A mistake about the personal ministry of Christ, in such passages as this in my text, will make us look upon the glorious and evangelical paragraphs in the sermons and the epistles of Peter, Paul and John, as mere affectionate and fervent pieces of discourse, according to the warm temper and lively fancies of those honest and zealous men, who in the heat of their spirits spoke many things mystically and unintelligibly. This hath been the professed opinion of some who are called Christians concerning the great Apostle; and upon this account they think none of his writings are to be read without great caution: But if you will seek the way of salvation aright (say they) you must go to the mount, and hear our Savior's sermon there, in the 5, 6 and 7 chapters of the Gospel of Saint Matthew, while they neglect the more evangelical speeches even of Christ himself. This has been the language of some men, the leaders of the consciences of the ignorant multitude, who are by nature inclined enough to a covenant of works, and need not be taught and persuaded to build all their hopes of heaven upon the works of the law, which Christ never designed in that noble and admirable sermon of his on the mountain.
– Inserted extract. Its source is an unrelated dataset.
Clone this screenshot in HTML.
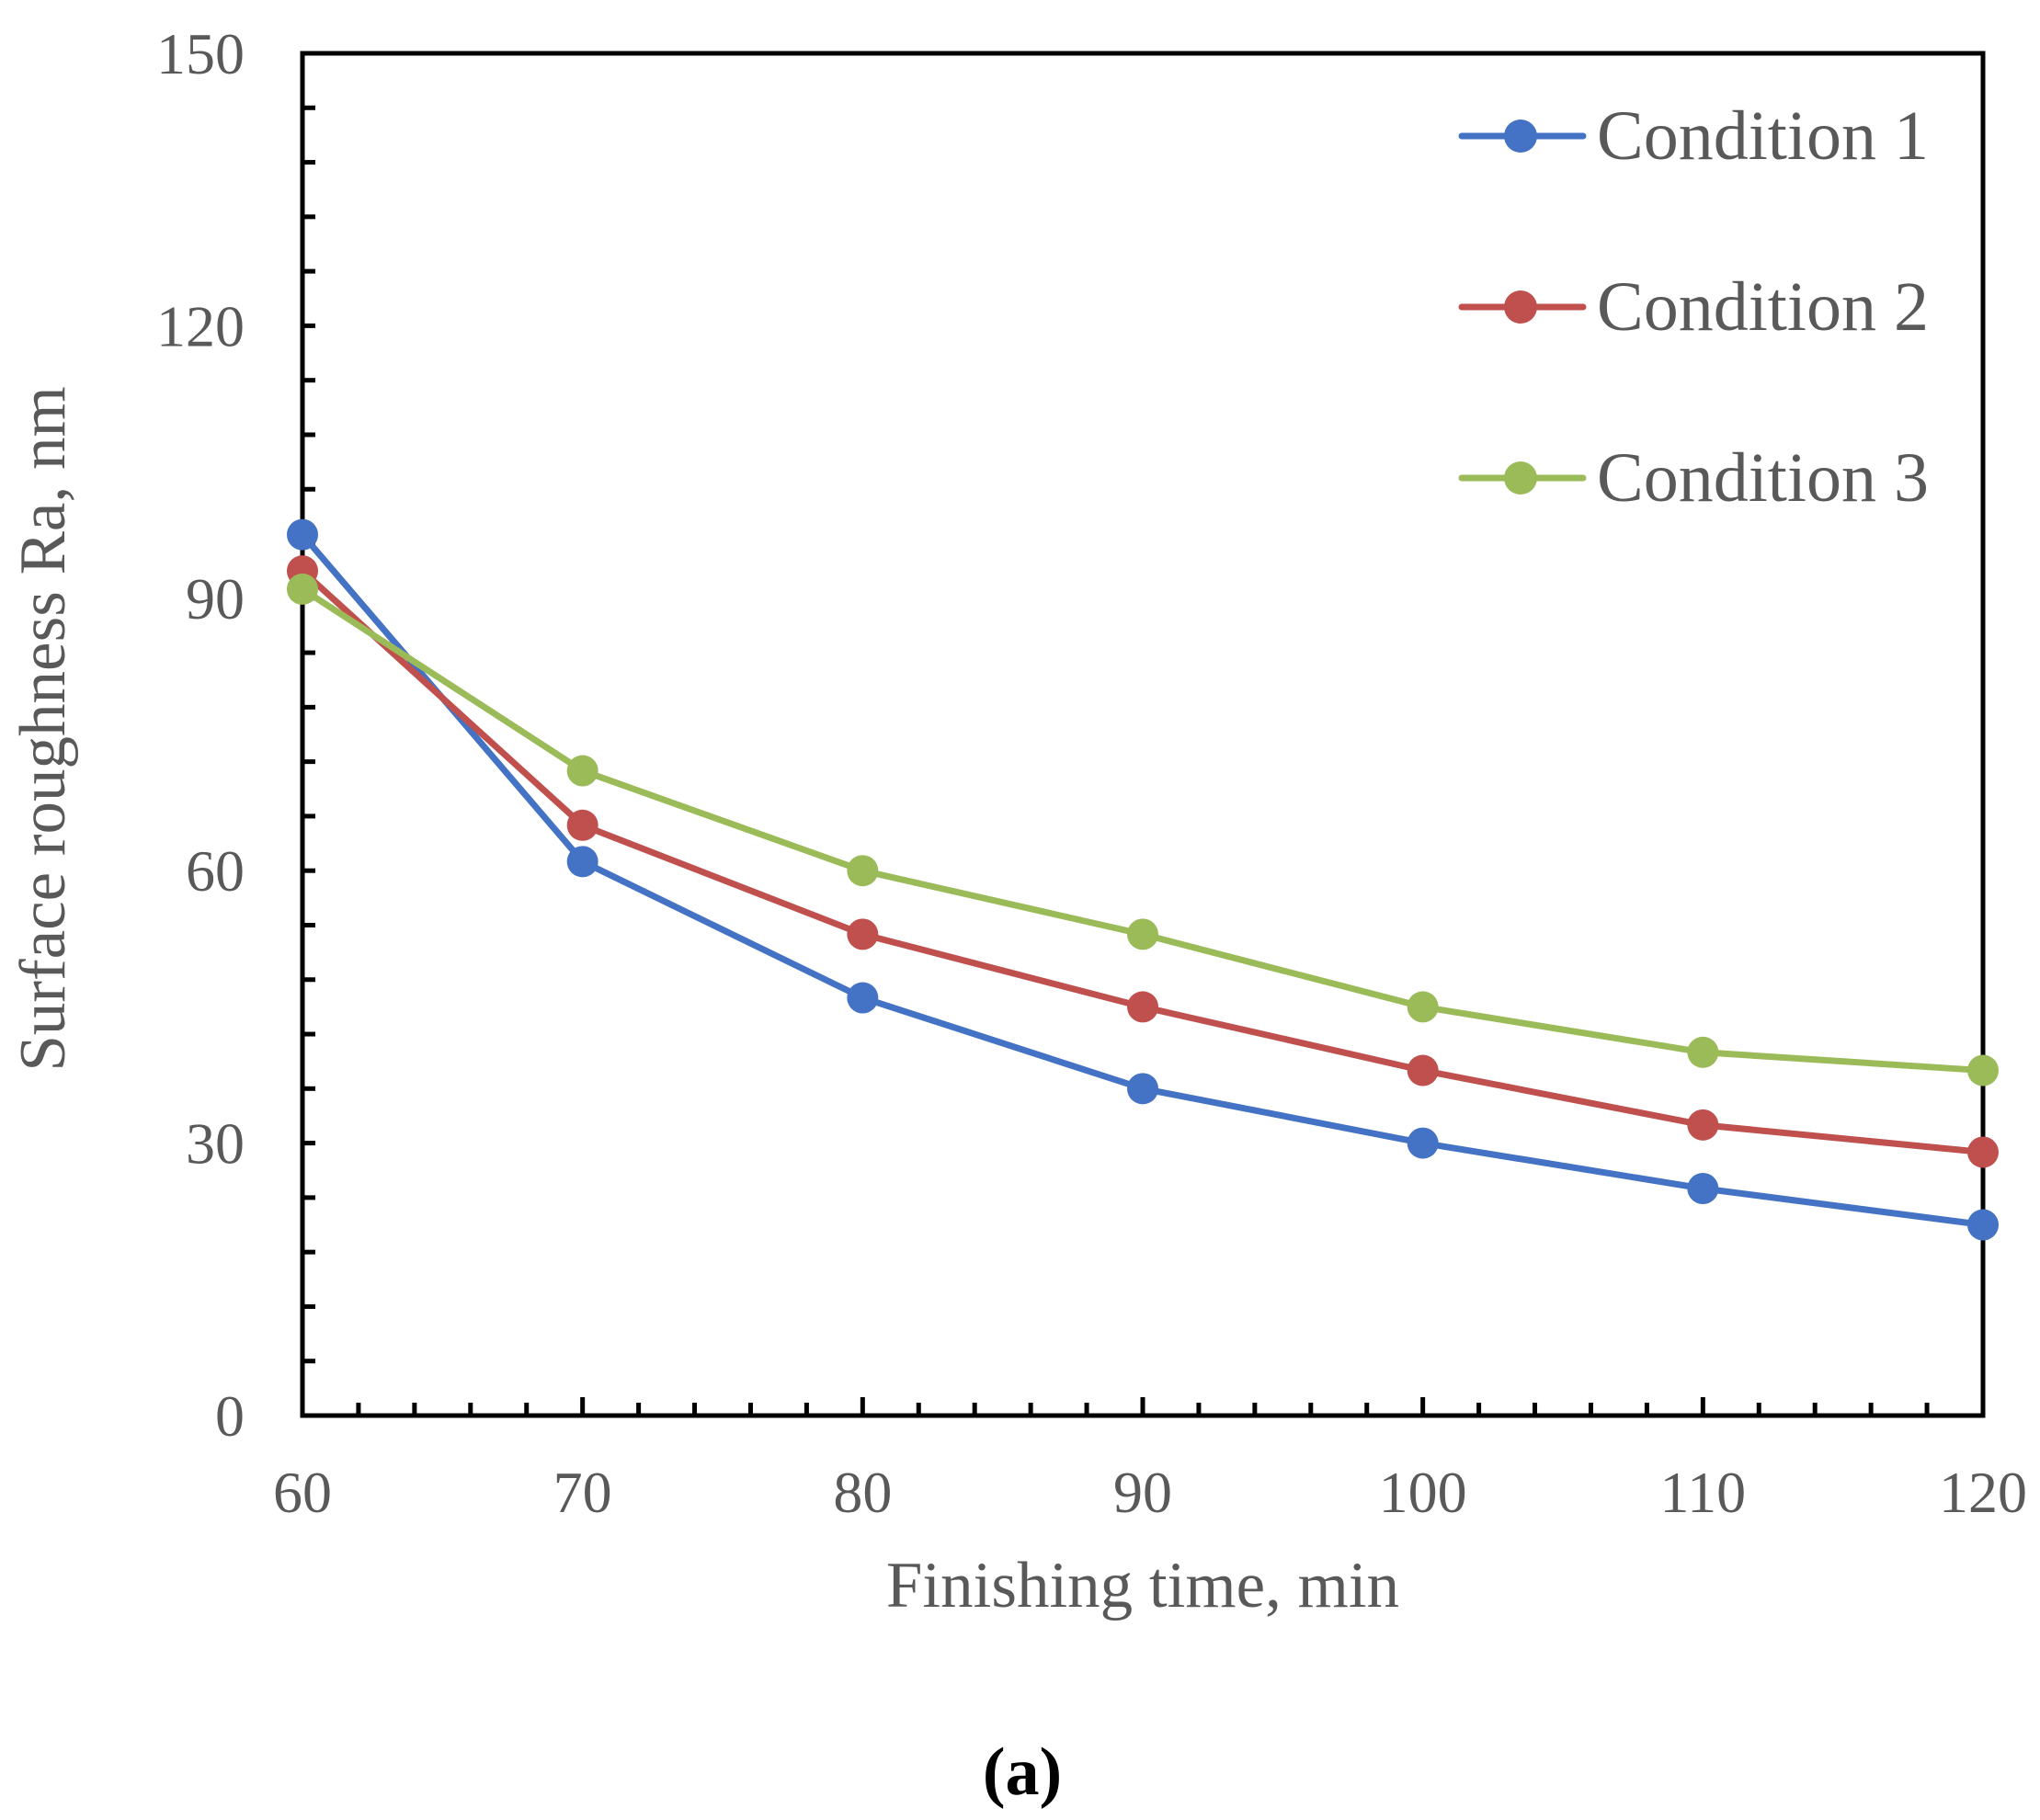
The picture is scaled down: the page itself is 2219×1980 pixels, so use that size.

But now if we suppose Christ frequently preaching the law, on purpose to show the Jews the grossest defects and imperfection of their obedience, and their need of a Savior, and giving such hints of the Gospel as were suited to that dispensation of his life and personal ministry; and if we suppose the Apostles more fully preaching this Gospel (which our Savior just opened and begun in his lifetime) and publishing it in all its glory of righteousness and grace, after the death and resurrection of Christ, because it was not proper to be thus clearly preached before, then we may well reconcile the different language of Saint Paul and of Christ, when one says, Believe on the Lord Jesus Christ and you shall be saved, and the other, If you will enter into life keep the ten commandments. It is certain that the law is not against the promises, Galatians 3:21, but the law is our schoolmaster, and leader of us as children to Christ; so the Greek word Paidagogos means, Galatians 3:24. Conviction of sin by Christ's preaching of the law, leads men, as in a lower school, as yet, to proceed farther, and to seek for and embrace the grace of Christ in the Gospel, as it is preached more fully and clearly by his Apostles under the teachings of his Spirit.
This scheme and view of things being well adjusted in the mind, will help us to understand many of those legal expressions in the New Testament, which might seem to lead us to the covenant of works again, or which seem to mingle the law and Gospel for salvation, if we will but remember that the Holy Ghost in the New Testament sometimes discovers the Law in its severity and perfection of demands for the conviction of sin, as well as for the discovery of our duty, and sometimes reveals the Gospel in the riches of its grace, for the faith and salvation of awakened sinners.